Asia Bond Risk Climbs to Nine-Month High as Growth Outlook DimsRachel Evans and Paulina Duran
The cost of insuring Asian corporate and sovereign bonds against non-payment jumped to the highest in nine months after the World Bank cut forecasts for global economic growth.
The Markit iTraxx Asia index of 40 investment-grade borrowers outside Japan surged 12 basis points to 152.5 basis points as of 3:29 p.m. in Singapore, Westpac Banking Corp. prices show. The gauge is set for its highest close since Sept. 3, according to data provider CMA.
The World Bank, which lends to reduce poverty and support development, cut its forecast for 2013 global growth to 2.2 percent from a January prediction of 2.4 percent. Borrowing costs for Asian issuers of dollar notes are surging for a second month as investor risk-tolerance wanes and speculation the Federal Reserve may ease stimulus drives Treasury yields higher.
“We expect continued volatility until we get a more stable U.S. rates environment and ultimately a clearer picture on QE tapering,” said Glenn Hodgeman, global head of credit trading at Westpac.
Yields on Asian debt in the U.S. currency rose 35 basis points this month to 4.96 percent yesterday, after climbing in May by the most since September 2011, JPMorgan Chase & Co. indexes show.
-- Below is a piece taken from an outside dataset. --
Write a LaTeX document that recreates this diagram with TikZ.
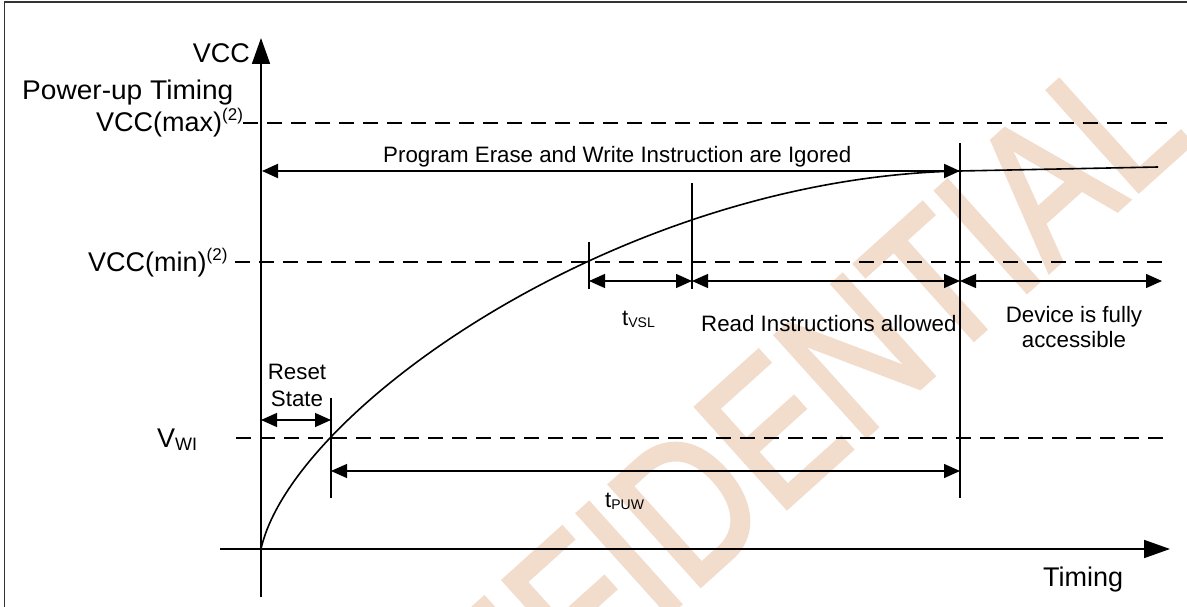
\documentclass[tikz,border=0pt]{standalone}
\usepackage{fontspec}
\setmainfont{Liberation Sans}
\newfontfamily\wmfont{Liberation Sans}[FakeBold=2.5]
\usetikzlibrary{arrows.meta}
\definecolor{wmcol}{RGB}{242,220,204}
\begin{document}
\begin{tikzpicture}[x=1pt,y=-1pt,
  big/.style={font=\fontsize{27}{32}\selectfont, inner sep=0pt},
  lbl/.style={font=\fontsize{22.3}{25}\selectfont, inner sep=0pt},
  axisline/.style={line width=1.8pt, -{Triangle[length=26pt,width=18pt]}},
  guide/.style={line width=1.4pt, dash pattern=on 15pt off 9pt},
  tickline/.style={line width=1.3pt},
  dimline/.style={line width=1.3pt, {Triangle[length=16pt,width=14pt]}-{Triangle[length=16pt,width=14pt]}},
  curveline/.style={line width=1.6pt},
  wmark/.style={font=\wmfont\fontsize{196}{196}\selectfont, text=wmcol, inner sep=0pt},
]
\useasboundingbox (0,0) rectangle (1187,607);
% watermark
\begin{scope}
\clip (0,0) rectangle (1187,607);
\node[wmark, rotate=42] (wm) at (712,484) {\scalebox{0.82}[1]{CONFIDENTIAL}};
\end{scope}
% frame
\coordinate (fb) at (4.5,607);
\coordinate (fc) at (4.5,2);
\coordinate (fr) at (1187,2);
\draw[line width=1.5pt, black!80] (fb) -- (fc) -- (fr);
% axes
\coordinate (O) at (261,549);
\coordinate (Ybot) at (261,597);
\coordinate (Ytop) at (261,38);
\coordinate (Xl) at (220,549);
\coordinate (Xr) at (1170,549);
\draw[axisline] (Ybot) -- (Ytop);
\draw[axisline] (Xl) -- (Xr);
% dashed levels
\coordinate (maxL) at (243,123); \coordinate (maxR) at (1167,123);
\coordinate (minL) at (235,262); \coordinate (minR) at (1167,262);
\coordinate (wiL) at (236,438);  \coordinate (wiR) at (1167,438);
\draw[guide] (maxL) -- (maxR);
\draw[guide] (minL) -- (minR);
\draw[guide] (wiL) -- (wiR);
% vertical markers
\coordinate (v960t) at (960,143); \coordinate (v960b) at (960,498);
\coordinate (v692t) at (692,183); \coordinate (v692b) at (692,289);
\coordinate (v589t) at (589,242); \coordinate (v589b) at (589,289);
\coordinate (v331t) at (331,398); \coordinate (v331b) at (331,498);
\draw[tickline] (v960t) -- (v960b);
\draw[tickline] (v692t) -- (v692b);
\draw[tickline] (v589t) -- (v589b);
\draw[tickline] (v331t) -- (v331b);
% curve
\coordinate (cEnd) at (960,171);
\coordinate (cTail) at (1158,167);
\draw[curveline] (O) .. controls (292,410) and (620,178) .. (cEnd) -- (cTail);
% dimension arrows
\coordinate (pgL) at (262,171); \coordinate (pgR) at (960,171);
\draw[dimline, line width=2pt] (pgL) -- (pgR);
\coordinate (a589) at (589,281); \coordinate (a692) at (692,281);
\coordinate (a960) at (960,281); \coordinate (a1162) at (1162,281);
\draw[dimline] (a589) -- (a692);
\draw[dimline] (a692) -- (a960);
\draw[dimline] (a960) -- (a1162);
\coordinate (rsL) at (261,420); \coordinate (rsR) at (331,420);
\draw[dimline] (rsL) -- (rsR);
\coordinate (puL) at (331,471); \coordinate (puR) at (960,471);
\draw[dimline] (puL) -- (puR);
% labels
\node[big, anchor=base east] (vcc) at (250,63) {VCC};
\node[big, anchor=base west] (put) at (22,100) {\scalebox{1.04}[1]{Power-up Timing}};
\node[big, anchor=base west] (vmax) at (96,132) {VCC(max)\raisebox{11pt}{\fontsize{17}{17}\selectfont(2)}};
\node[big, anchor=base west] (vmin) at (88,271) {VCC(min)\raisebox{11pt}{\fontsize{17}{17}\selectfont(2)}};
\node[big, anchor=base west] (vwi) at (157,447) {V\raisebox{-3pt}{\fontsize{18}{18}\selectfont WI}};
\node[lbl, align=center, anchor=north] (rs) at (297,364) {Reset\\[1.5pt]State};
\node[lbl, anchor=base west] (pg) at (383,163) {Program Erase and Write Instruction are Igored};
\node[lbl, anchor=base west] (tvsl) at (622,325) {t\raisebox{-2pt}{\fontsize{14}{14}\selectfont VSL}};
\node[lbl, anchor=base west] (rd) at (701,331) {Read Instructions allowed};
\node[lbl, align=center, anchor=north] (dv) at (1074,306) {Device is fully\\accessible};
\node[lbl, anchor=base west] (tpuw) at (605,507) {t\raisebox{-2pt}{\fontsize{14}{14}\selectfont PUW}};
\node[big, anchor=base west] (tim) at (1043,586) {Timing};
\end{tikzpicture}
\end{document}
The Federal Open Market Committee meets next week.
A slowdown in China, the world’s second-largest economy, is dragging on expansion worldwide, the World Bank said. Industrial production for May missed estimates, according to data released June 9 by China’s National Bureau of Statistics.
Kookmin Bank, a South Korean lender, is planning to meet bond investors in Asia, Europe and the U.S. from next week, a person familiar with the matter said today, asking not to be identified as the plans are private.
China Huaneng Group Corp. raised $400 million on June 4 in the most recent dollar bond offering from Asia outside of Japan, data compiled by Bloomberg show.
The cost of insuring European corporate debt rose to the highest levels in more than two months, with the Markit iTraxx Crossover Index of credit-default swaps on 50 companies with mostly high-yield ratings climbing 10 basis points to 486 at 10:20 a.m. in London. The region’s investment-grade benchmark rose three basis points to 116, the highest since April 5.
The Markit iTraxx Japan index jumped 11.5 basis points to 110 basis points as of 3:10 p.m. in Tokyo, Citigroup Inc. prices show. The measure is headed for its highest level since April 3, according to CMA, which is owned by McGraw-Hill Cos. and compiles prices quoted by dealers in the private market.
Credit-default swap indexes are benchmarks for insuring bonds against default and traders use them to speculate on credit quality. A drop signals improving perceptions of creditworthiness, while an increase suggests the opposite.
The swap contracts pay the buyer face value in exchange for the underlying securities if a borrower fails to meet its debt agreements.